Start writing plays (A176)
Have you ever thought of writing a play? This course will help you develop the necessary skills, so you will be able to tell a story on stage, fully realising the potentials of the medium. Through exercises, reading scripts and by doing longer assignments you will learn how to write scenes and create believable characters. The course will survey various types of performance and you will do exercises which spark your imagination and generate ideas. Eventually you will work on your own short play. Along the way you will learn about script layout and gain a practical vocabulary of dramatic terms. This course should appeal to everyone interested in dramatic writing or creative writing, but also to those seeking to strengthen transferable writing skills. This is a twelve-week course.

Creative writing (A215)
This course takes a student-centred approach to creative writing, offering a range of strategies to help you develop as a writer, and encouraging you to value your own resources of memory, observation and voice. The emphasis is highly practical, with exercises and activities designed to ignite and sustain the writing impulse.

Start writing family history (A173)
This 12 week online course helps you interpret and write about family history. Using sources from different historical periods, you will investigate the changing nature of the family and write about your own family history examining the ways in which the past is remembered and represented.

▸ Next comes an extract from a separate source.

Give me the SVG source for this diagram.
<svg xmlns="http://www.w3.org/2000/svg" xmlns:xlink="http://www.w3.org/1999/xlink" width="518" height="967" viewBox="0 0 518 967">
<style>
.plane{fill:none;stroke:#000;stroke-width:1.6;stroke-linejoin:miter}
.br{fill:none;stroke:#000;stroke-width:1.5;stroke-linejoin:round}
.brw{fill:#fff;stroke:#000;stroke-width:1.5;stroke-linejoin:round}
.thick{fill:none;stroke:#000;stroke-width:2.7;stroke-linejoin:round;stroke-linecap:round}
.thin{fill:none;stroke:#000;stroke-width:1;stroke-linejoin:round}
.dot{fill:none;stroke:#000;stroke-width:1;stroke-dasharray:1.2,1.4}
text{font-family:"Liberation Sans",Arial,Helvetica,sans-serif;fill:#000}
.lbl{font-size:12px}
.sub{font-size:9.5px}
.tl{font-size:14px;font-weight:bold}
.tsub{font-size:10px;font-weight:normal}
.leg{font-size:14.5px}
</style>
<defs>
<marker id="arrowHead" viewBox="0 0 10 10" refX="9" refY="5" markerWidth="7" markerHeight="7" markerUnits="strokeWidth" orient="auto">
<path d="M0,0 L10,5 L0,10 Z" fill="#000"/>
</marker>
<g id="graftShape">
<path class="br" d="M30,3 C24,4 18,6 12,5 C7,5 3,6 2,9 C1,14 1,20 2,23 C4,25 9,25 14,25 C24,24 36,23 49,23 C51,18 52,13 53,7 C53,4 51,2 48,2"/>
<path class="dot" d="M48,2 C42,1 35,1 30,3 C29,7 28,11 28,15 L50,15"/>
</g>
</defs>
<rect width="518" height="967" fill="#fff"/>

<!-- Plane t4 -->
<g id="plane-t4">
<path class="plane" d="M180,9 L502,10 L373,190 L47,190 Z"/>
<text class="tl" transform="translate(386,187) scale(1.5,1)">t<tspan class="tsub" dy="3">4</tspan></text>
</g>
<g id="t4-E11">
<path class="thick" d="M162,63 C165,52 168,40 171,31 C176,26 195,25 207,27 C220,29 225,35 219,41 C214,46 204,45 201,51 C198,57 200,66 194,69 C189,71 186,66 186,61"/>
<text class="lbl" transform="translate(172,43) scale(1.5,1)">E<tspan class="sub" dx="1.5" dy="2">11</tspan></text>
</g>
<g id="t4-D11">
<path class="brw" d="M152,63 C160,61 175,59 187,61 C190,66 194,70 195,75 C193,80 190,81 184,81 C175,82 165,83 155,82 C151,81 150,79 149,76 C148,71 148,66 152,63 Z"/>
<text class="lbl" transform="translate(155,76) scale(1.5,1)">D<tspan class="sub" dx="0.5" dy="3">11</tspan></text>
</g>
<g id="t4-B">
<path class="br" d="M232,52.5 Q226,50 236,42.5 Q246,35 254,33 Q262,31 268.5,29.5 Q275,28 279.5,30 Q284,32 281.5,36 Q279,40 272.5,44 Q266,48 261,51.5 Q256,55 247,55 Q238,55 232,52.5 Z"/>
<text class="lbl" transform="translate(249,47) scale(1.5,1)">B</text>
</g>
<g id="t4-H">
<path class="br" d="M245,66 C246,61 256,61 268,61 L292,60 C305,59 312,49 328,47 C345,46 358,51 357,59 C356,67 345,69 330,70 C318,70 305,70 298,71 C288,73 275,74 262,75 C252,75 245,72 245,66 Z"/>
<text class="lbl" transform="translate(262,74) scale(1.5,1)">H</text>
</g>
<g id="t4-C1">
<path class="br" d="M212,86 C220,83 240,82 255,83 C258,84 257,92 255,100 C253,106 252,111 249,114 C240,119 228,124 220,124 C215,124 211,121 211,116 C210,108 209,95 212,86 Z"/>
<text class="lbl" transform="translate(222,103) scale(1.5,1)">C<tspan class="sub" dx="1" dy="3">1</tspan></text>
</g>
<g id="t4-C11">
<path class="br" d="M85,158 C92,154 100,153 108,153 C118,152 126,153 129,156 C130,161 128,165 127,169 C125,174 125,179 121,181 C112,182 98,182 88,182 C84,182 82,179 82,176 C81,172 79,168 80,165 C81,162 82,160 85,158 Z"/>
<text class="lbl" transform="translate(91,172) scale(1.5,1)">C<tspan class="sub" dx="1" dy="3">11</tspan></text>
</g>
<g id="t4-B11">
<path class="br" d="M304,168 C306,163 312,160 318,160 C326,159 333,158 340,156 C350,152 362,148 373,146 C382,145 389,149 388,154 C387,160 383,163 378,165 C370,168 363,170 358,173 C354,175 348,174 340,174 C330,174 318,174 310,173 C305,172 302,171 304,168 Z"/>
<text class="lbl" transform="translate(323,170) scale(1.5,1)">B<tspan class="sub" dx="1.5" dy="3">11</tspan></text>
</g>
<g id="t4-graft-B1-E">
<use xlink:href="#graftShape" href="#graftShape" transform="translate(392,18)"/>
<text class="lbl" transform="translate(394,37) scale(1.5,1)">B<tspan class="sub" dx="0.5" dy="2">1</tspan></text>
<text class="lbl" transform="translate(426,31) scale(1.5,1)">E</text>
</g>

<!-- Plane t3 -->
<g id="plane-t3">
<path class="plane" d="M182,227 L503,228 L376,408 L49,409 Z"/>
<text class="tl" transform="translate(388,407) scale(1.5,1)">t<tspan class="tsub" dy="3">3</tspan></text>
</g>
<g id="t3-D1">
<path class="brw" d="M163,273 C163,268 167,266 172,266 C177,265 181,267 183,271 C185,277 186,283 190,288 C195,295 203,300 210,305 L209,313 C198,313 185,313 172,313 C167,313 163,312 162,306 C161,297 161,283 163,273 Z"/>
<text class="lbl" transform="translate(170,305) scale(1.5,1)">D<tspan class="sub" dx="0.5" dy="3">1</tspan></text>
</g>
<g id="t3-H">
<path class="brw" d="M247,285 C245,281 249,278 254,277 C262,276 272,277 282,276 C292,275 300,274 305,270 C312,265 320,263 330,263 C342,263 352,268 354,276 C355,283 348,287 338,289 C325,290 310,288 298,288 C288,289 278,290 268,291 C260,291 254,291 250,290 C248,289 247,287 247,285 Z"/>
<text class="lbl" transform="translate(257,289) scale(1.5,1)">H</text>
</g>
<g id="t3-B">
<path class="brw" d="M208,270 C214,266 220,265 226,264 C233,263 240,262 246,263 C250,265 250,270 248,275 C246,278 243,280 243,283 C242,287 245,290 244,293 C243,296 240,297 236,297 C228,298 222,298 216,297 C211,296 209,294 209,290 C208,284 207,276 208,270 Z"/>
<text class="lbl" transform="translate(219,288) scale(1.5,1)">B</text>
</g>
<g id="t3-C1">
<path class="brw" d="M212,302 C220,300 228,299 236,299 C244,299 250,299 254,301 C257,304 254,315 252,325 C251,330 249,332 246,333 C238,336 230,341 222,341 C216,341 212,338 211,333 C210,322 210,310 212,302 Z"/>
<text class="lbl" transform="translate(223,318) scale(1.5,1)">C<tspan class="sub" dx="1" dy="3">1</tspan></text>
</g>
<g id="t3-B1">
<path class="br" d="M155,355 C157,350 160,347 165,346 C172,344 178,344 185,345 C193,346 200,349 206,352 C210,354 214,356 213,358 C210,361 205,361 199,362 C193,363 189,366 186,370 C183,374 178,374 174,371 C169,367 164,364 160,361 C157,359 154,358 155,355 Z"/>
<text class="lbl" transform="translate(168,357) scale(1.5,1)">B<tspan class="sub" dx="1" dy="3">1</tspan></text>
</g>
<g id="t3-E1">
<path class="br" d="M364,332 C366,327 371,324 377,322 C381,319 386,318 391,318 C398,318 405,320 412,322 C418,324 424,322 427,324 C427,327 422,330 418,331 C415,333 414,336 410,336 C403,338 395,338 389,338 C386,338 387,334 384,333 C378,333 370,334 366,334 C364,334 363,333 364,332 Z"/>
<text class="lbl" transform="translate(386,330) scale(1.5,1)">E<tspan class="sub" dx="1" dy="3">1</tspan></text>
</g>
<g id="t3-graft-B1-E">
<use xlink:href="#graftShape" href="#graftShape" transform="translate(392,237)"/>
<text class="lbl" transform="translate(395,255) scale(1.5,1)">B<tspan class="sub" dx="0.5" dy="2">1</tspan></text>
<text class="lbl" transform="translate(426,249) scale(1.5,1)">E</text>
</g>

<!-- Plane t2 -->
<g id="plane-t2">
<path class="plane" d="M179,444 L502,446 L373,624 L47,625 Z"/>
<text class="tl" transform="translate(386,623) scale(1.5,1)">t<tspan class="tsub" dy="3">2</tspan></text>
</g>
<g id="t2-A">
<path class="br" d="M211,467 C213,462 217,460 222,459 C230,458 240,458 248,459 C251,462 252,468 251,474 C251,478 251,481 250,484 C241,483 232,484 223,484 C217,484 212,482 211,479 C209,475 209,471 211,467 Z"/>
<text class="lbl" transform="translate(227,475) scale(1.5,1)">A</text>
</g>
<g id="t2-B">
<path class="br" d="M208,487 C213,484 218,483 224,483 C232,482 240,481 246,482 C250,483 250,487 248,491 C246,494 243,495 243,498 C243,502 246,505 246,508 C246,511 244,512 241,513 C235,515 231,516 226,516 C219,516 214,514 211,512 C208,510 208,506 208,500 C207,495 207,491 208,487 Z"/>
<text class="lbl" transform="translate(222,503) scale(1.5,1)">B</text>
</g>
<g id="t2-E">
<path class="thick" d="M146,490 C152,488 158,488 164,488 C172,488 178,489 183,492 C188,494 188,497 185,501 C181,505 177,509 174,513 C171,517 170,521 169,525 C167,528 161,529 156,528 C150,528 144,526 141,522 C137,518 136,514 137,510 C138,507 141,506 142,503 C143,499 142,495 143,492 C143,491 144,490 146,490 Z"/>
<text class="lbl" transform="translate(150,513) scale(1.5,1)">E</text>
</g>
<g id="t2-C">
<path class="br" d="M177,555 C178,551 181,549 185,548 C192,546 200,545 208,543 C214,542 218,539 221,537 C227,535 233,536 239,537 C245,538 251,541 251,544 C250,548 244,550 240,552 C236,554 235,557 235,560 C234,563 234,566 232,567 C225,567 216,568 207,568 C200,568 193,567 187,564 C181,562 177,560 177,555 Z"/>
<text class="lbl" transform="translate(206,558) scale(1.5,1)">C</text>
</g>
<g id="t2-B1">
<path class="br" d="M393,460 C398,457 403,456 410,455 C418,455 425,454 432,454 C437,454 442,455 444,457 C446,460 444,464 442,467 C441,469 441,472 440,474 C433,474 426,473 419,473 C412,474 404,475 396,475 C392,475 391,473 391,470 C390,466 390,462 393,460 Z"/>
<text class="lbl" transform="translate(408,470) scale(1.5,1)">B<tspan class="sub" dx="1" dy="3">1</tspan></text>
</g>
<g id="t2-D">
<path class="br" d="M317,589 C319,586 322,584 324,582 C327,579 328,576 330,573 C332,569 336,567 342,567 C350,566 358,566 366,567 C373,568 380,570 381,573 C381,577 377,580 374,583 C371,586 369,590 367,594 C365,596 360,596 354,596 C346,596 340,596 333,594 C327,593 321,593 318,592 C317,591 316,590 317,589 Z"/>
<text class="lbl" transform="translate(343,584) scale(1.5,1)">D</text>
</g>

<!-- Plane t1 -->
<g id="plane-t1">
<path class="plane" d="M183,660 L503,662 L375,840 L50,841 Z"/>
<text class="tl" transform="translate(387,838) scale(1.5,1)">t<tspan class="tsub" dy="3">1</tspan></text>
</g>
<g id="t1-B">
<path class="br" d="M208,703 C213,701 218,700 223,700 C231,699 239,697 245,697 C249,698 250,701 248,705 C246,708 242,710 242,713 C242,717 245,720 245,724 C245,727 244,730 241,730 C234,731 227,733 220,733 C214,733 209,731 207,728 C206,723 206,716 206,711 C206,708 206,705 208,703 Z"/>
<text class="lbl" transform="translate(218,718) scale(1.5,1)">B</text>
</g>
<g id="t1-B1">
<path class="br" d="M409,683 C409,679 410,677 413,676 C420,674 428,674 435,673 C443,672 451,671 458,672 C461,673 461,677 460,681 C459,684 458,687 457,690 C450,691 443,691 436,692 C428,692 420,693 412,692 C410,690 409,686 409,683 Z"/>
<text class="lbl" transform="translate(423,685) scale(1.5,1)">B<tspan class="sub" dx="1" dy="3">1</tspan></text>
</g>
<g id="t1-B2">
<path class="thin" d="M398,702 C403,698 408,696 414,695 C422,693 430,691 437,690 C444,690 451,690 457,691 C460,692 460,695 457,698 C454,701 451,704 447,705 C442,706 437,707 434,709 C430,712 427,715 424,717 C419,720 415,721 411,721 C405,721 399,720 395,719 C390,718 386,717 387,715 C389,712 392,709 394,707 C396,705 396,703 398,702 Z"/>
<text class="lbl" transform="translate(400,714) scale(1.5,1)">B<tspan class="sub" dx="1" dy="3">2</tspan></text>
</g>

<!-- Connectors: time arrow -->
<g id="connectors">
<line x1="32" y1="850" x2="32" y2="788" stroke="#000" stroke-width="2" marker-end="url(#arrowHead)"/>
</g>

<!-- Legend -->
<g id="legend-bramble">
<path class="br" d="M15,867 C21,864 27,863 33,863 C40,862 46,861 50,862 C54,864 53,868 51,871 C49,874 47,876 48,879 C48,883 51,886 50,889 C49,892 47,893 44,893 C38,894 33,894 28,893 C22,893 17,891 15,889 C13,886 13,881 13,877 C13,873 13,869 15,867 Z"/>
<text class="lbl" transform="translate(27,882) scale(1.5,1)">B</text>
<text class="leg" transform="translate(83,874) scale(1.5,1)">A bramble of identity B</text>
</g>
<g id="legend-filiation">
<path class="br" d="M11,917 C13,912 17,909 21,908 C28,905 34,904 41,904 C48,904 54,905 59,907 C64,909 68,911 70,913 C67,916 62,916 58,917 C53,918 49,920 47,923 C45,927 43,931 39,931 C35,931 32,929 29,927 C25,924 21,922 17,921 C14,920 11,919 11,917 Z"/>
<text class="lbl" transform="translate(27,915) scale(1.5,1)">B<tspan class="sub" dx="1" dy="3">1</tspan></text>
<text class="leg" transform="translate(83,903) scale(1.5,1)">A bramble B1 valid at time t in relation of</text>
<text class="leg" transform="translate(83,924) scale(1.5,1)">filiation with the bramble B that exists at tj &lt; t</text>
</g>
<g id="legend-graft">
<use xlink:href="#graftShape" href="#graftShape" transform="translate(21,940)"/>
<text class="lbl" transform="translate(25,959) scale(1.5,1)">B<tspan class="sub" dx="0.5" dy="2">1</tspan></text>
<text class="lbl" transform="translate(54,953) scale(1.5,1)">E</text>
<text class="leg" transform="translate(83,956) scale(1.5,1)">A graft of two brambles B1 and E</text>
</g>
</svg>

Start writing for the internet (A171)
Technology for communicating on the internet is developing swiftly. New possibilities and ways of accessing and displaying information create new demands on writers. This course helps you improve your writing for the internet and become a more effective communicator, whether writing emails or web pages. Through exercises and activities, it teaches the principle that communicating effectively on the internet requires sensitivity to the reader and to the special demands of the medium. This course neither assumes nor teaches knowledge of any technological aspects of web design. This is a twelve-week course.

Start writing essays (A172)
Returning to study or coming to it for the first time can be daunting. Many students are frightened of writing essays. This short online course helps you to build confidence through diagnosis of your strengths and weaknesses, analysis of what makes a good essay, structured exercises, practice and feedback. It is ideal for anyone embarking on Open University study in any subject that requires essays. It is also suitable for all other students who want to improve their essay writing. You will receive feedback on your writing and have the opportunity to interact with other students and your tutor in an online conference. This is a twelve-week course.

Approaching Literature (A210)
How do we work out what a text means? How does a play move from page to performance? Study of a variety of texts will give you knowledge and skills with which to tackle such questions. In The realist novel you study four well-known nineteenth-century novels. Romantic writings sets some of the greatest English poetry in its political and cultural context. Then, through writers such as Louisa May Alcott, Alice Walker and Henrik Ibsen, you explore the relationship between Literature and gender. In Shakespeare, Aphra Behn and the canon, Shakespeare is studied alongside the first important woman playwright.

Introduction to humanities (A103)
You will get from this course a lively and varied grounding in the eight disciplines in the Arts Faculty: art history, literature, music, philosophy, classical studies, history, religious studies, and history of science. The subjects are introduced in attractive case studies combined with multidisciplinary sections on the French Revolution and the 1960s. The course will help you to express yourself more clearly and develop the reading, analysis and interpretation skills you need before moving on to more specialised courses at Level 2. It is not necessary to have studied in this area before.